§ Required task
Copy all lines below containing "What".

§ Provided data
= = = = = = =

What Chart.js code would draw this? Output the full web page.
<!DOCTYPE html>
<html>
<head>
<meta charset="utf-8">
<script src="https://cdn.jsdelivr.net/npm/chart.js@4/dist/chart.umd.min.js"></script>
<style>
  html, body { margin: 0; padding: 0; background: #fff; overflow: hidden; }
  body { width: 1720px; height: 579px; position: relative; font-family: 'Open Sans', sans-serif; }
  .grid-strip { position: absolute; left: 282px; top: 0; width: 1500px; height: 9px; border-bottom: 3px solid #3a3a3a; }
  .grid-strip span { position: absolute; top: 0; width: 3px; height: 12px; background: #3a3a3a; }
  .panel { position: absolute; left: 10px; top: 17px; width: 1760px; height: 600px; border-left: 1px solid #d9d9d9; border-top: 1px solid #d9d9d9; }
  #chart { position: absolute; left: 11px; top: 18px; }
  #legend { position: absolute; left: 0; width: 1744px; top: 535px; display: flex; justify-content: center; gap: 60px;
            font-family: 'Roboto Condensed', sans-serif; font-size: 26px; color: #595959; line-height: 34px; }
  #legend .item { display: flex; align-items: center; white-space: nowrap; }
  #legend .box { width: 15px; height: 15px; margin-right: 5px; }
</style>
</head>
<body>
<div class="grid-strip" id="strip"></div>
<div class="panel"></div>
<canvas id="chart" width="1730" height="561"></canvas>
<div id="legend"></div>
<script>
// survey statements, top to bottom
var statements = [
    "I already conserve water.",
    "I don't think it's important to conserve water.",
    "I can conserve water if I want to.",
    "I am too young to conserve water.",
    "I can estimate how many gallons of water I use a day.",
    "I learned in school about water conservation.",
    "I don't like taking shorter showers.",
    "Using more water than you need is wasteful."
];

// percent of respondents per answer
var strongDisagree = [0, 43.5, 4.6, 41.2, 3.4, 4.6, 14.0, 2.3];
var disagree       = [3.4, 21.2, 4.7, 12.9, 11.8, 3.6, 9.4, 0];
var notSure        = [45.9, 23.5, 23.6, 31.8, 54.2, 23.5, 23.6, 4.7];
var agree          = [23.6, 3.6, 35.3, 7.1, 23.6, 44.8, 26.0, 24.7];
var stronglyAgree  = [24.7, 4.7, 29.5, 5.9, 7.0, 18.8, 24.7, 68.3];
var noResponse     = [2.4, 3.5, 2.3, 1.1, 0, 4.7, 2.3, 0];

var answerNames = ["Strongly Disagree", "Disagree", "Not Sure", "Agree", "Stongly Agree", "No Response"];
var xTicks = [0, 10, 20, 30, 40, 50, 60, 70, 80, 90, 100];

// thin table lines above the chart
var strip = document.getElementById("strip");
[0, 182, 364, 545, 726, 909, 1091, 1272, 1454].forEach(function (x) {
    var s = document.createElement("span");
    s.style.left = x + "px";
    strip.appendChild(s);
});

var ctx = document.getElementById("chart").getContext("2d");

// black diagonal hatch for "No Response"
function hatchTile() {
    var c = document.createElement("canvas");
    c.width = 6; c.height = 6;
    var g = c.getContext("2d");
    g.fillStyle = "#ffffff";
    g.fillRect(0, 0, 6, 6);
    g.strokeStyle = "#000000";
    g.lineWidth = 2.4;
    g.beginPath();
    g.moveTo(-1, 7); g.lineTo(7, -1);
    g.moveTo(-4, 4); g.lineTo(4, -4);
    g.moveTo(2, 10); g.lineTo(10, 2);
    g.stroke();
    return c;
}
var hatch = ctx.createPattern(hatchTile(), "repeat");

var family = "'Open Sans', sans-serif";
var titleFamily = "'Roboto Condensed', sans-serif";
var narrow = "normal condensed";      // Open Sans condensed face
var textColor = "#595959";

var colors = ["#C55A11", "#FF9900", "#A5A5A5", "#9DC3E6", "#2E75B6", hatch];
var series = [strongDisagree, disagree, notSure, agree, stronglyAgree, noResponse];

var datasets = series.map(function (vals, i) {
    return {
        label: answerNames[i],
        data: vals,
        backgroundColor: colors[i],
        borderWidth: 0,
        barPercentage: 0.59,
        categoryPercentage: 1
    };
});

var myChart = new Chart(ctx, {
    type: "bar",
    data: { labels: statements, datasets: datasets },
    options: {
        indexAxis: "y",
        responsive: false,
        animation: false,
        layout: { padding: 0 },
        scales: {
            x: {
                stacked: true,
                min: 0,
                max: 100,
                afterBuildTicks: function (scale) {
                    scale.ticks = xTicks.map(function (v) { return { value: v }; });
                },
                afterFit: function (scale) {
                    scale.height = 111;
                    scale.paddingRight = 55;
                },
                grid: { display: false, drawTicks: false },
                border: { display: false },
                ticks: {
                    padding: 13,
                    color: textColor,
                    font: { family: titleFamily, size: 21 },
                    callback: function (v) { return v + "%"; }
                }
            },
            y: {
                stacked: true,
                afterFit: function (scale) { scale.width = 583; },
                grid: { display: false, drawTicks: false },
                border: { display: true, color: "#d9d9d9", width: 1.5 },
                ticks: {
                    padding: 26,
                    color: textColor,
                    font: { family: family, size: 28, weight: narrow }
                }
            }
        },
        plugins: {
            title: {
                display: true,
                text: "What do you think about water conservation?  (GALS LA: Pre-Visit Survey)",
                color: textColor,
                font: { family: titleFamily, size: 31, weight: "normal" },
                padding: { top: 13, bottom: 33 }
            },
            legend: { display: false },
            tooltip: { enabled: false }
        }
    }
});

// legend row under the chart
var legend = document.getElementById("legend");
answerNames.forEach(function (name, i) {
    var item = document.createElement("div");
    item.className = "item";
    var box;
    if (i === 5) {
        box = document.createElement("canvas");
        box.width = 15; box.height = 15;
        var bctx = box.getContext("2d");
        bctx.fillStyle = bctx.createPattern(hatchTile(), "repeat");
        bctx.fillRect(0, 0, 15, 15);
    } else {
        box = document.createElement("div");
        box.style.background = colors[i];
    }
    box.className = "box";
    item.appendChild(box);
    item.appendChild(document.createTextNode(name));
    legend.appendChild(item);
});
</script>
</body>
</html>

= = = = = = =

§ Solution for this exercise
What Chart.js code would draw this? Output the full web page.
                text: "What do you think about water conservation?  (GALS LA: Pre-Visit Survey)",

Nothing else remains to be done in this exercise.